School change to benefit Forensics

Cheyanne Crum, Staff writer

Mercyhurst has been implementing many changes this year. One change, thought to be just a rumor, was the plan to condense the colleges. A major part of the condensing is happening to the Mercyhurst Archaeological Institute (MAI), as the Forensics department is being moved under the Tom Ridge College of Intelligence and Applied Sciences.

Upon first learning of this, I had the fear that the MAI was being broken apart.

After speaking to Dennis Dirkmaat, Ph.D., chair of the applied Forensic Science department, my fears were allayed. He explained that the thought process behind the relocation is to separate the “high-profile majors of the university,” but he added that these will in no way affect the students.

When asked about the separation, Dirkmaat stated that calling the MAI’s restructuring a “break-up” is actually incorrect.
“The MAI will still be here, it is not moving,” said Dirkmaat. “None of the offices or labs are moving, we will all still be right here.”

This news definitely made me feel better. He added that crossing colleges like the MAI might actually be useful, as we may have other resources available to us that were not there before.

The other majors that are going to be included under the umbrella of the Tom Ridge College are: applied sociology/social work, communication, mathematics, political science, criminal justice, computer systems, and data science, on top of intelligence studies and applied forensic science.
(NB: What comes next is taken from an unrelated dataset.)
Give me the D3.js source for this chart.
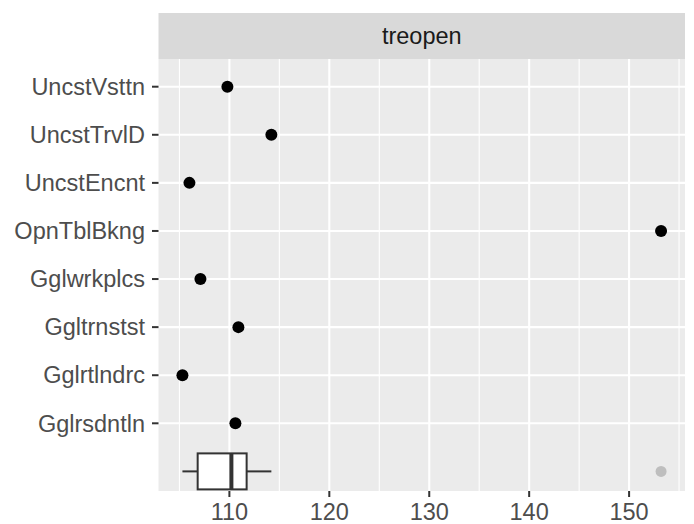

This combination of majors may seem like an unusual mash up, but Dirkmaat gave me an interesting perspective that makes the mash-up more comprehensible: After the 9/11 attacks, President George Bush created the Department of Homeland Security (DHS) to protect United States from another possible terrorist attack. He chose Tom Ridge, former Governor of Pennsylvania, to be the first secretary of the department.

All of these departments would include some combination of every major that was moved into the Tom Ridge College this year. Whether this combination happened on purpose, or if it was completely accidental, it definitely makes more sense now.

Initially, the idea of applied forensic science becoming a part the Tom Ridge College was daunting. No one ever likes change, but after speaking to Dirkmaat, the idea is less frightening. He assured me that the only changes that happening will be “purely administrative.”